Extracted data entries:
= = = = =

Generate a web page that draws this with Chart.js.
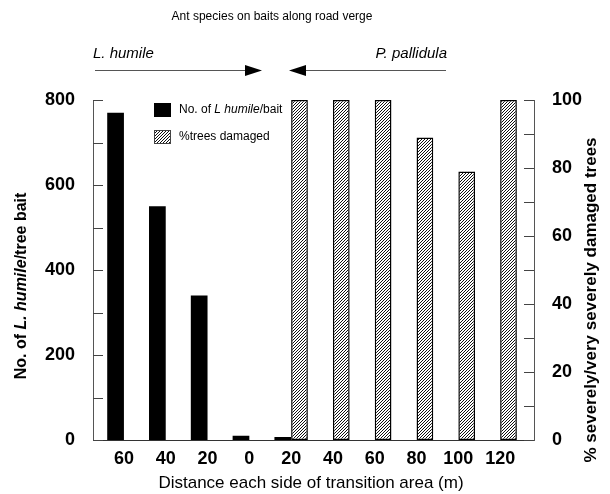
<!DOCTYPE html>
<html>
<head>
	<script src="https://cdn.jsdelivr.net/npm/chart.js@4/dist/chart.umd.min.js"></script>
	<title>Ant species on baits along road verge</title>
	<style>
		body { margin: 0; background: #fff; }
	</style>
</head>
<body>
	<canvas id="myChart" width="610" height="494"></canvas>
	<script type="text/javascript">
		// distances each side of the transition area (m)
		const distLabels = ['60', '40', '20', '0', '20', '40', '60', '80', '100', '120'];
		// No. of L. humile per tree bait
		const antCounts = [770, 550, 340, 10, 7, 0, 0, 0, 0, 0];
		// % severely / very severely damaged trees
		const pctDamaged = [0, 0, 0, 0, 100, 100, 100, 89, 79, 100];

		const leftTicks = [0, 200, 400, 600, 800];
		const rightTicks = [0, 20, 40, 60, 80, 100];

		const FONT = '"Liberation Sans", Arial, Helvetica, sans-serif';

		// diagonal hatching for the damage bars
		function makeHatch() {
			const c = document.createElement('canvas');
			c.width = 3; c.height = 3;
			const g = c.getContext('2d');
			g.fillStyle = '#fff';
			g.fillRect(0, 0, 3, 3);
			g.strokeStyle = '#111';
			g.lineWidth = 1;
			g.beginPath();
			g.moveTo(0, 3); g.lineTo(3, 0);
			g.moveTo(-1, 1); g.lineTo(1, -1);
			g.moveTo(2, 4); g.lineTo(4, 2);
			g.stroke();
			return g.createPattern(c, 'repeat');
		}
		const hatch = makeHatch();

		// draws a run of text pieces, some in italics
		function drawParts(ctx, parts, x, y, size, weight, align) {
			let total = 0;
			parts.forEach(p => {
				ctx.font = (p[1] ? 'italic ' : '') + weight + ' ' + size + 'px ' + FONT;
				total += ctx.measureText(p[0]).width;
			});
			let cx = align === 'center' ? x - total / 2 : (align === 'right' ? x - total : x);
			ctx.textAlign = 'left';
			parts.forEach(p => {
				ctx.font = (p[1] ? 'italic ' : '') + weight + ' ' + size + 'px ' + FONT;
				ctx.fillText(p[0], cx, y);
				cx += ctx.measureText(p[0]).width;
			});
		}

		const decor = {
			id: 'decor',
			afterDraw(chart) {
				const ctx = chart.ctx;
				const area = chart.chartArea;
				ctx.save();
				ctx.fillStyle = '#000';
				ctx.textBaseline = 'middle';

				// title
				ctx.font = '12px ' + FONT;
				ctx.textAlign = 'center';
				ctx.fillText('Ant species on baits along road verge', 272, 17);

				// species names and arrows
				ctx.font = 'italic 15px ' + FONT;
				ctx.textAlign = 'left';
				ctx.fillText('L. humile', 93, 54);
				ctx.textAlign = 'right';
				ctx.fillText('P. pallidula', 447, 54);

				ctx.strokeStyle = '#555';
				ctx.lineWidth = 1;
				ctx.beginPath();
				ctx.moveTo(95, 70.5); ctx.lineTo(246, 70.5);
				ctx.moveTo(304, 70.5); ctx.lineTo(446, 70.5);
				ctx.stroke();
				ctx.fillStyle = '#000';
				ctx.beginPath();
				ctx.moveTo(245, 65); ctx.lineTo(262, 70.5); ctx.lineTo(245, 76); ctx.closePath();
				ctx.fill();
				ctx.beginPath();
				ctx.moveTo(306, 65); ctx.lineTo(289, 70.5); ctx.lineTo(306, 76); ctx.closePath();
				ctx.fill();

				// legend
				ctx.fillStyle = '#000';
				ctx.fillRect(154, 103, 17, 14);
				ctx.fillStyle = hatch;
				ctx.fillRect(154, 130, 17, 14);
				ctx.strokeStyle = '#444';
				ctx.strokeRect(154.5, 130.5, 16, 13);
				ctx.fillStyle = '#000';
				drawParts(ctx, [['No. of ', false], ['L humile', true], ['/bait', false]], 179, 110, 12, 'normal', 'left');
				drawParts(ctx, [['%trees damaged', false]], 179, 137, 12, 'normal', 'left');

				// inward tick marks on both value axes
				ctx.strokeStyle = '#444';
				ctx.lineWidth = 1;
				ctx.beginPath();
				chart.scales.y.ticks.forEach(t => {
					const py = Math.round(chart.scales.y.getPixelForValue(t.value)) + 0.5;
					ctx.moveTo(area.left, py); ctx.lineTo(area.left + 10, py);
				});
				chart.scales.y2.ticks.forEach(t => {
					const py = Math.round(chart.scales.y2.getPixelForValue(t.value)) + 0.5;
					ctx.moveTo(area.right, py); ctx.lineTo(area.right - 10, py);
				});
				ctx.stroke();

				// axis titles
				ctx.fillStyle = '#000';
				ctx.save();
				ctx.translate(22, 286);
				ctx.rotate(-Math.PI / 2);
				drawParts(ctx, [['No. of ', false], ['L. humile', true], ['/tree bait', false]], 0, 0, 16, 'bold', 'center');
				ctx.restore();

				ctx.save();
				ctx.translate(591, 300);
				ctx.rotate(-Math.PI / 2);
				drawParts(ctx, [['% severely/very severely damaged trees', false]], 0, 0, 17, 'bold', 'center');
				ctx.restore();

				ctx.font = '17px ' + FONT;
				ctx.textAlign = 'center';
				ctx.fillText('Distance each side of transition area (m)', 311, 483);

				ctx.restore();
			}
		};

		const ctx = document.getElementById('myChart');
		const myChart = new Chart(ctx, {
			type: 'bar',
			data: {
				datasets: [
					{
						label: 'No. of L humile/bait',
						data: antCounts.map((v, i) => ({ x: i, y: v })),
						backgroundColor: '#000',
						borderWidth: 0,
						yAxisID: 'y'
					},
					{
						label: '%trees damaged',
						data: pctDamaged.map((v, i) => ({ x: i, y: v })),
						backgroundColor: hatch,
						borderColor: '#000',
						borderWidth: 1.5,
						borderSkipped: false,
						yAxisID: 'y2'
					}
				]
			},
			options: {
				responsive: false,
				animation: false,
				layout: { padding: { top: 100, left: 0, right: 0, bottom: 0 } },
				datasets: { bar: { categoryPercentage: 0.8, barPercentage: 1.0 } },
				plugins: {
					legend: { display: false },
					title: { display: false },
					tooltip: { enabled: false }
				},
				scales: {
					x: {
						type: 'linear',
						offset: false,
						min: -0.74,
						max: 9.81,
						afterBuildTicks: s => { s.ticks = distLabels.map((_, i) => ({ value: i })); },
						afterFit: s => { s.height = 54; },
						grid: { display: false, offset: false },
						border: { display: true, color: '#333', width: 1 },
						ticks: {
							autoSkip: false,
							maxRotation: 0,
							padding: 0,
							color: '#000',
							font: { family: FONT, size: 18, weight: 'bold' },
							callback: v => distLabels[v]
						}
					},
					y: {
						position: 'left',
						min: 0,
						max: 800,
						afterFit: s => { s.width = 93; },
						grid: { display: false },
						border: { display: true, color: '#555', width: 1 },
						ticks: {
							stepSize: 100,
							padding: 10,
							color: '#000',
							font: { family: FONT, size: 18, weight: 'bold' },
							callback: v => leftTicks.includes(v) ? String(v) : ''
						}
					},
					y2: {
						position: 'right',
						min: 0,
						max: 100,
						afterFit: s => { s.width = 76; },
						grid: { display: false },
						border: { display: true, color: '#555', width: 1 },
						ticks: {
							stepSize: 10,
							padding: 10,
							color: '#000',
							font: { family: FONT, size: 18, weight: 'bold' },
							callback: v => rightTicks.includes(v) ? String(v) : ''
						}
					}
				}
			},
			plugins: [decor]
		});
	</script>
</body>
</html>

= = = = =

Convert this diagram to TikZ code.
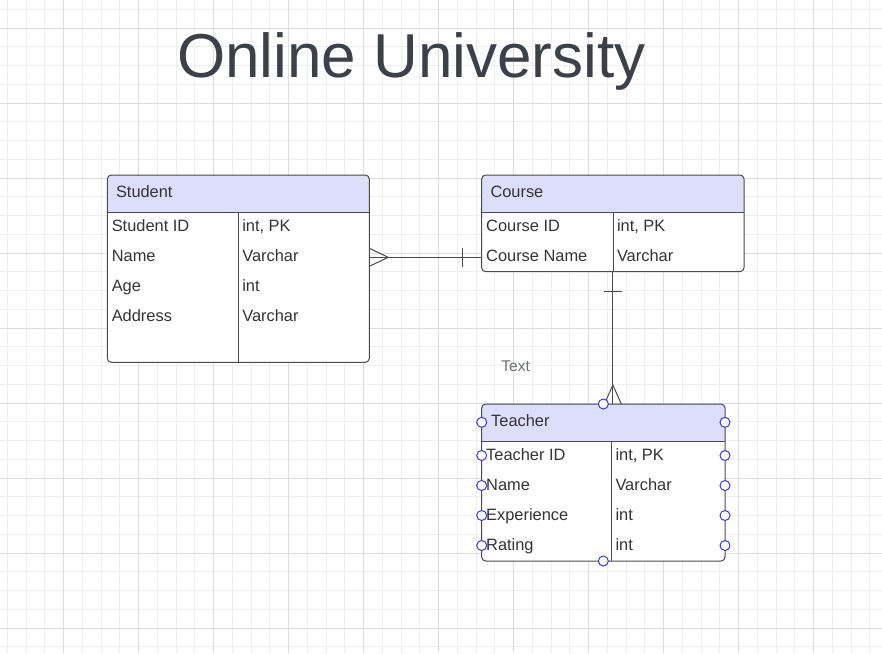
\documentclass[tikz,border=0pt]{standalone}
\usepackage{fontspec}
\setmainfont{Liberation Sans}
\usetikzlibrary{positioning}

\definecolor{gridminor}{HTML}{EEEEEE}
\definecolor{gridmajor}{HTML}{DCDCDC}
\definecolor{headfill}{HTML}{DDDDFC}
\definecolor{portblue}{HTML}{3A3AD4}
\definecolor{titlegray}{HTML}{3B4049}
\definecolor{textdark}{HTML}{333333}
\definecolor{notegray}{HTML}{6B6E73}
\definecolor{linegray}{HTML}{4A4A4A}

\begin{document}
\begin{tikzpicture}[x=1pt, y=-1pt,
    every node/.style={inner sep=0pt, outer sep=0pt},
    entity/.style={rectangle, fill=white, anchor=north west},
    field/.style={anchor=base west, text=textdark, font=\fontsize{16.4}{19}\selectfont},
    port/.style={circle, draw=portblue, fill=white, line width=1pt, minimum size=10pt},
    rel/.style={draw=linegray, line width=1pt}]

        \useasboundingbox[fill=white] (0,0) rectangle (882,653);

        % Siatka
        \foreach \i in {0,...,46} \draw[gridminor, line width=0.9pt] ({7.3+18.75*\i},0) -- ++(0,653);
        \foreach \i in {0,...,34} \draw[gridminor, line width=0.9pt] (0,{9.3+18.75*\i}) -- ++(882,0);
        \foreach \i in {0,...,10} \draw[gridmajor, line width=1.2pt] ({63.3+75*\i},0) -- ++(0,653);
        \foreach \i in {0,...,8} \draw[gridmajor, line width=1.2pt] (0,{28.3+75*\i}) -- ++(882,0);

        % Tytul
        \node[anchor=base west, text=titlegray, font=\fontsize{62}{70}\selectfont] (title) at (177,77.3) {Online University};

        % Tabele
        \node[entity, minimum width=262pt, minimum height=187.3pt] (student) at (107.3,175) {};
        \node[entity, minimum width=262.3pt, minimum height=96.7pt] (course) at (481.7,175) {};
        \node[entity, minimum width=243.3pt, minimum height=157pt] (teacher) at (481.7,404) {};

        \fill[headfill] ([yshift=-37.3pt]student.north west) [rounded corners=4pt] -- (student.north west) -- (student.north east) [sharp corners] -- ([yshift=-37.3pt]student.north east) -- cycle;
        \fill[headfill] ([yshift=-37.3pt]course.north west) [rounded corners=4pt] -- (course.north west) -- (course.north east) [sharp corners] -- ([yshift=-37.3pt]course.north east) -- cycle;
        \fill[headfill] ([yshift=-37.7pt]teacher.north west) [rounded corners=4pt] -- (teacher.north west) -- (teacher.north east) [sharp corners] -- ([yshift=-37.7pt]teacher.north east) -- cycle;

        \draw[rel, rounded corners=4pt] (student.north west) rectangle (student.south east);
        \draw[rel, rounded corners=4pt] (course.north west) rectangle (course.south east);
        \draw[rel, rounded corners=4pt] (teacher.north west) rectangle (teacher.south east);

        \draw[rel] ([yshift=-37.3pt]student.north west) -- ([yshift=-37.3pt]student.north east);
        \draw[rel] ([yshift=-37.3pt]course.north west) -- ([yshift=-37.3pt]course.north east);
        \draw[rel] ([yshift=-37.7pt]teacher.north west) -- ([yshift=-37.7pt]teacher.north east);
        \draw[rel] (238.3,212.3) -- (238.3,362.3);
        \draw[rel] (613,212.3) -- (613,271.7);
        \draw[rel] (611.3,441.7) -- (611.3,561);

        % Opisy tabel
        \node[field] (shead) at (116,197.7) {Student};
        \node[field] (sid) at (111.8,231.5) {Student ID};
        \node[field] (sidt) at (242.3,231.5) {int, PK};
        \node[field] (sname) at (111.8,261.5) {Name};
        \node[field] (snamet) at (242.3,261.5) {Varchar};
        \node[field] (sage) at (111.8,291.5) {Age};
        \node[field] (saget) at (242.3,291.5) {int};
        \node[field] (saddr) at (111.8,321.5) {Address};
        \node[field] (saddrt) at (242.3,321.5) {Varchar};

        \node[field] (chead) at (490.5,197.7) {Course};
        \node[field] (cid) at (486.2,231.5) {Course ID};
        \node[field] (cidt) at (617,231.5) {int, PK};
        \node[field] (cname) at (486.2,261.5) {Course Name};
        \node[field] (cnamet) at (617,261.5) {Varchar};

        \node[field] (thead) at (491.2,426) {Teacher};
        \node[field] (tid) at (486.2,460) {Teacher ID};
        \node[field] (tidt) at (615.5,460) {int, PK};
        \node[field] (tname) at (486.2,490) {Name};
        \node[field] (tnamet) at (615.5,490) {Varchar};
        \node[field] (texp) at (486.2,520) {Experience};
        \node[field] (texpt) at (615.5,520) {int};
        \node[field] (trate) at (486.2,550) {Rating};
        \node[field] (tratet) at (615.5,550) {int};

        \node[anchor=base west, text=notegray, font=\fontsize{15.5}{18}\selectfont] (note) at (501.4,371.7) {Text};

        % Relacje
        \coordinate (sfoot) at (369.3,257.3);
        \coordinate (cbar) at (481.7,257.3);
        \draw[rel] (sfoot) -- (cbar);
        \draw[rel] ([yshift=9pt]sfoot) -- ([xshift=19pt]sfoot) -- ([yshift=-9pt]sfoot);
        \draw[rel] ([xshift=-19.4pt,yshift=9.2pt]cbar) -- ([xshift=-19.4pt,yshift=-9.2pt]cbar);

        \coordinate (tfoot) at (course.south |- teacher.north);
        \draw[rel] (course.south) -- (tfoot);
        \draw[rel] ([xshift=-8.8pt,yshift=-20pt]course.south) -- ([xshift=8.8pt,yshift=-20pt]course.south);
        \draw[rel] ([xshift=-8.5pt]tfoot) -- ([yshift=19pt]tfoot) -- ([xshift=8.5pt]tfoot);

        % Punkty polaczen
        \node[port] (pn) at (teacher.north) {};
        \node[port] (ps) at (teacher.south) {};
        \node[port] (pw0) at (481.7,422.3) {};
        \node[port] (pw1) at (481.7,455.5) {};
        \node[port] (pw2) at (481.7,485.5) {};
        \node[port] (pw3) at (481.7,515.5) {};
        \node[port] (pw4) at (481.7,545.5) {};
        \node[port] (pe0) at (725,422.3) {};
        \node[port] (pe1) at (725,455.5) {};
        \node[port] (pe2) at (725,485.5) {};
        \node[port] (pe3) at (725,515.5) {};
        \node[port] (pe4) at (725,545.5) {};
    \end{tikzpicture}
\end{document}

= = = = =

_Objective_. In the entries above, find every line holding the word "this" and copy it out.

_Task response_.
Generate a web page that draws this with Chart.js.
Convert this diagram to TikZ code.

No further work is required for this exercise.